### EXERCISE DETAILS
Pull every "React" line out of the data below.

>> Start DATASET SECTION

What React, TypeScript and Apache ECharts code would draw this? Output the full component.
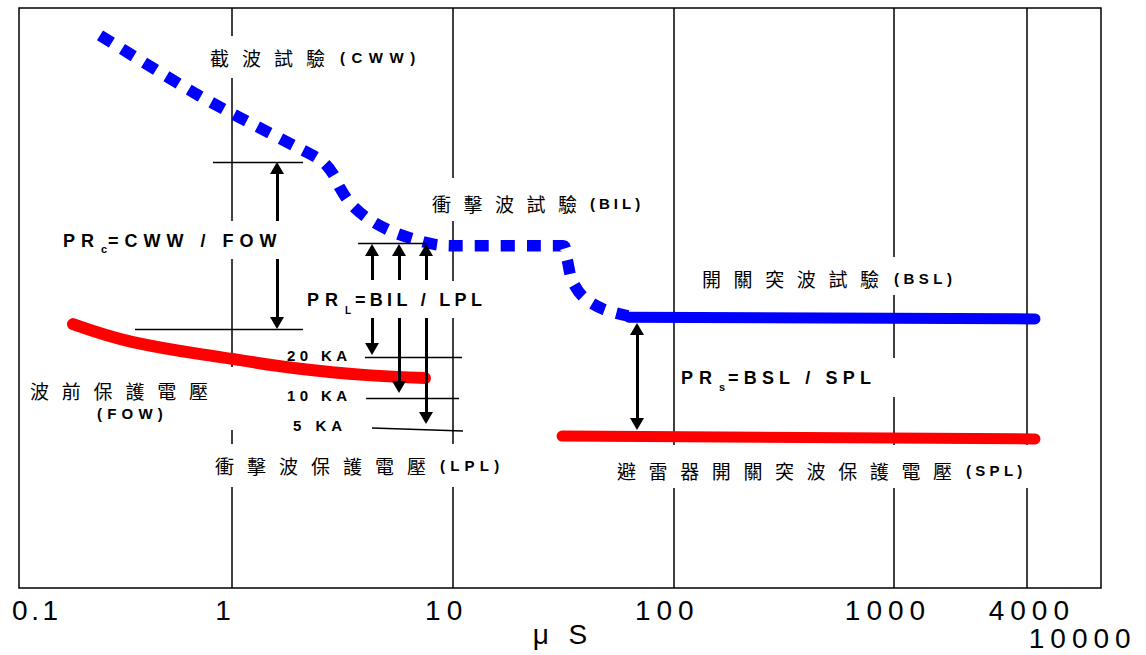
import React, { useEffect, useRef } from "react";
import * as echarts from "echarts";

// ---------- axis ----------
const X_MIN = 0.1;
const X_MAX = 10000;
const Y_MIN = 0;
const Y_MAX = 100;
const xTicks = [0.1, 1, 10, 100, 1000, 10000];
const xTickLabels = ["0.1", "1", "10", "100", "1000", "10000"];
const gridTicks = [1, 10, 100, 1000, 4000];
const extraTickValue = 4000;
const extraTickLabel = "4000";
const xAxisName = "μ S";

// ---------- series (x in μs, y in relative voltage) ----------
// blue dashed: CWW -> BIL -> transition to BSL
const testWaveX = [0.2522, 0.716, 1.971, 2.5575, 2.869, 3.086, 3.425, 4.09, 5.2, 6.61, 8.76, 10.8, 31.6, 33.0, 34.7, 39.0, 48.0, 62.3];
const testWaveY = [95.3, 84.8, 76.0, 73.6, 71.4, 69.0, 66.4, 63.8, 61.6, 60.2, 59.1, 59.0, 59.0, 56.7, 53.1, 50.2, 48.1, 46.9];
// blue solid: BSL
const bslX = [62.95, 4354];
const bslY = [46.7, 46.4];
// red: FOW
const fowX = [0.1903, 0.3559, 1.0, 2.033, 4.09, 7.49];
const fowY = [45.5, 42.4, 39.5, 37.8, 36.7, 36.2];
// red: SPL
const splX = [31.3, 4354];
const splY = [26.2, 25.7];

// ---------- annotation lines ----------
const levelLines = [
  [[0.8201, 73.45], [2.0977, 73.45]],
  [[0.3634, 44.66], [2.0977, 44.66]],
  [[3.7238, 59.48], [7.6508, 59.48]],
  [[4.0049, 39.83], [11.023, 39.83]],
  [[4.047, 32.76], [10.683, 32.76]],
  [[4.3103, 27.59], [11.139, 27.07]],
];
const arrowLines = [
  [[1.5995, 63.28], [1.5995, 72.41]],
  [[1.5995, 56.72], [1.5995, 45.69]],
  [[4.3103, 53.1], [4.3103, 58.28]],
  [[5.7125, 53.1], [5.7125, 58.28]],
  [[7.5714, 53.1], [7.5714, 58.28]],
  [[4.3103, 46.55], [4.3103, 41.21]],
  [[5.7125, 46.55], [5.7125, 34.66]],
  [[7.5714, 46.55], [7.5714, 29.31]],
];
const doubleArrow = [[68.44, 44.66], [68.44, 28.28]];

// ---------- texts ----------
const LATIN = "'Liberation Sans', Arial, sans-serif";
const CJK = "'Noto Sans CJK TC', 'Noto Sans CJK SC', sans-serif";

type T = { text: string; x: number; y: number; size: number; bold?: boolean; cjk?: boolean; ls: number };
const texts: T[] = [
  { text: "截波試驗", x: 210, y: 57, size: 19, cjk: true, ls: 13 },
  { text: "(CWW)", x: 340, y: 57, size: 15, bold: true, ls: 6.5 },
  { text: "PR", x: 63, y: 241, size: 18, bold: true, ls: 6 },
  { text: "c", x: 101, y: 249, size: 11, bold: true, ls: 0 },
  { text: "=CWW / FOW", x: 108, y: 241, size: 18, bold: true, ls: 6 },
  { text: "衝擊波試驗", x: 432, y: 203, size: 19, cjk: true, ls: 12.5 },
  { text: "(BIL)", x: 590, y: 203, size: 15, bold: true, ls: 4 },
  { text: "PR", x: 307, y: 300, size: 18, bold: true, ls: 6 },
  { text: "L", x: 345, y: 310, size: 10, bold: true, ls: 0 },
  { text: "=BIL / LPL", x: 355, y: 300, size: 18, bold: true, ls: 4.3 },
  { text: "開關突波試驗", x: 702, y: 278, size: 19, cjk: true, ls: 12.6 },
  { text: "(BSL)", x: 894, y: 278, size: 15, bold: true, ls: 4.5 },
  { text: "20 KA", x: 287, y: 355, size: 15, bold: true, ls: 4.4 },
  { text: "10 KA", x: 287, y: 395, size: 15, bold: true, ls: 4.4 },
  { text: "5 KA", x: 293, y: 425, size: 15, bold: true, ls: 5 },
  { text: "波前保護電壓", x: 30, y: 390, size: 19, cjk: true, ls: 12.8 },
  { text: "(FOW)", x: 97, y: 413, size: 15, bold: true, ls: 5.2 },
  { text: "衝擊波保護電壓", x: 215, y: 465, size: 19, cjk: true, ls: 13 },
  { text: "(LPL)", x: 440, y: 465, size: 15, bold: true, ls: 5.2 },
  { text: "PR", x: 681, y: 378, size: 18, bold: true, ls: 6 },
  { text: "s", x: 719, y: 387, size: 11, bold: true, ls: 0 },
  { text: "=BSL / SPL", x: 728, y: 378, size: 18, bold: true, ls: 5.2 },
  { text: "避雷器開關突波保護電壓", x: 617, y: 470, size: 19, cjk: true, ls: 12.6 },
  { text: "(SPL)", x: 966, y: 470, size: 15, bold: true, ls: 4.3 },
];

// white text boxes that interrupt the grid lines
const boxes = [
  [198, 36, 230, 42],
  [55, 221, 238, 38],
  [424, 178, 224, 43],
  [300, 281, 192, 37],
  [692, 257, 268, 38],
  [675, 358, 224, 39],
  [605, 445, 432, 43],
  [205, 444, 300, 43],
  [21, 367, 213, 63],
];

const spacing: Record<string, number> = {};
texts.forEach((t) => (spacing[t.text] = t.ls));
xTickLabels.forEach((l) => (spacing[l] = l === "0.1" ? 3.5 : 6));
spacing[extraTickLabel] = 6;
spacing[xAxisName] = 6;

const pairs = (a: number[], b: number[]) => a.map((x, i) => [x, b[i]]);

function buildOption(): any {
  const labelFor = (v: number) => {
    let best = 0;
    xTicks.forEach((t, i) => {
      if (Math.abs(Math.log10(t) - Math.log10(v)) < Math.abs(Math.log10(xTicks[best]) - Math.log10(v))) best = i;
    });
    return best;
  };
  const axisFont = { fontSize: 28, fontFamily: LATIN, color: "#000" };
  return {
    animation: false,
    backgroundColor: "#fff",
    grid: { left: 11.33, right: 31.33, top: 8, bottom: 67, containLabel: false, outerBoundsMode: "none" },
    xAxis: {
      type: "log",
      logBase: 10,
      min: X_MIN,
      max: X_MAX,
      axisLine: { show: false },
      axisTick: { show: false },
      splitLine: { show: false },
      axisLabel: {
        show: true,
        margin: 8,
        ...axisFont,
        padding: [0, 12, 0, 0],
        showMinLabel: true,
        showMaxLabel: true,
        formatter: (v: number) => {
          const i = labelFor(v);
          if (i === 0) return "{a|" + xTickLabels[i] + "}";
          if (i === xTicks.length - 1) return "{b|" + xTickLabels[i] + "}";
          return xTickLabels[i];
        },
        rich: {
          a: { ...axisFont, padding: [0, 0, 0, 63] },
          b: { ...axisFont, padding: [28, 52, 0, 0] },
        },
      },
      name: xAxisName,
      nameLocation: "middle",
      nameGap: 32,
      nameMoveOverlap: false,
      nameTextStyle: axisFont,
    },
    yAxis: { type: "value", min: Y_MIN, max: Y_MAX, show: false },
    graphic: [
      {
        type: "rect",
        z: 6,
        silent: true,
        shape: { x: 19, y: 8, width: 1082, height: 580 },
        style: { fill: "none", stroke: "#000", lineWidth: 1.5 },
      },
      ...boxes.map(([x, y, w, h]) => ({
        type: "rect",
        z: 10,
        silent: true,
        shape: { x, y, width: w, height: h },
        style: { fill: "#fff" },
      })),
      ...texts.map((t) => ({
        type: "text",
        z: 11,
        silent: true,
        x: t.x,
        y: t.y,
        style: {
          text: t.text,
          fill: "#000",
          fontSize: t.size,
          fontWeight: t.bold ? "bold" : "normal",
          fontFamily: t.cjk ? CJK : LATIN,
          align: "left",
          verticalAlign: "middle",
        },
      })),
    ],
    series: [
      {
        type: "line",
        data: [],
        silent: true,
        markLine: {
          silent: true,
          z: 1,
          symbol: ["none", "none"],
          emphasis: { disabled: true },
          label: { show: false },
          lineStyle: { color: "#000", width: 1.5, type: "solid" },
          data: gridTicks.map((v) =>
            v === extraTickValue
              ? {
                  xAxis: v,
                  label: {
                    show: true,
                    position: "start",
                    formatter: extraTickLabel,
                    distance: 8,
                    padding: [0, 0, 0, 10],
                    ...axisFont,
                  },
                }
              : { xAxis: v }
          ),
        },
      },
      {
        name: "CWW-BIL",
        type: "line",
        z: 3,
        silent: true,
        data: pairs(testWaveX, testWaveY),
        showSymbol: false,
        smooth: 0.3,
        lineStyle: { color: "#0000ff", width: 11.5, type: [14, 12], cap: "butt" },
      },
      {
        name: "BSL",
        type: "line",
        z: 3,
        silent: true,
        data: pairs(bslX, bslY),
        showSymbol: false,
        lineStyle: { color: "#0000ff", width: 11, cap: "round" },
      },
      {
        name: "FOW",
        type: "line",
        z: 3,
        silent: true,
        data: pairs(fowX, fowY),
        showSymbol: false,
        smooth: 0.4,
        lineStyle: { color: "#ff0000", width: 12, cap: "round" },
      },
      {
        name: "SPL",
        type: "line",
        z: 3,
        silent: true,
        data: pairs(splX, splY),
        showSymbol: false,
        lineStyle: { color: "#ff0000", width: 11, cap: "round" },
      },
      {
        type: "line",
        data: [],
        silent: true,
        markLine: {
          silent: true,
          z: 4,
          symbol: ["none", "none"],
          emphasis: { disabled: true },
          label: { show: false },
          lineStyle: { color: "#000", width: 1.3, type: "solid" },
          data: [
            ...levelLines.map(([a, b]) => [
              { coord: a, symbol: "none" },
              { coord: b, symbol: "none" },
            ]),
            ...arrowLines.map(([a, b]) => [
              { coord: a, symbol: "none", lineStyle: { width: 3, color: "#000" } },
              { coord: b, symbol: "triangle", symbolSize: [14, 12] },
            ]),
            [
              { coord: doubleArrow[0], symbol: "triangle", symbolSize: [14, 12], lineStyle: { width: 3, color: "#000" } },
              { coord: doubleArrow[1], symbol: "triangle", symbolSize: [14, 12] },
            ],
          ],
        },
      },
    ],
  };
}

export default function App() {
  const ref = useRef<HTMLDivElement>(null);
  useEffect(() => {
    const el = ref.current;
    if (!el) return;
    const chart = echarts.init(el, null, { renderer: "svg" });
    const apply = () => {
      el.querySelectorAll("text").forEach((t) => {
        const key = (t.textContent || "").trim();
        if (Object.prototype.hasOwnProperty.call(spacing, key)) {
          (t as SVGTextElement).style.letterSpacing = spacing[key] + "px";
        }
      });
    };
    chart.on("finished", apply);
    chart.setOption(buildOption());
    apply();
    const id = window.setTimeout(apply, 30);
    return () => {
      window.clearTimeout(id);
      chart.dispose();
    };
  }, []);
  return (
    <div
      ref={ref}
      style={{ position: "fixed", left: 0, top: 0, width: 1146, height: 655, background: "#fff" }}
    />
  );
}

>> End DATASET SECTION

### ANSWER FOR THIS EXERCISE
What React, TypeScript and Apache ECharts code would draw this? Output the full component.
import React, { useEffect, useRef } from "react";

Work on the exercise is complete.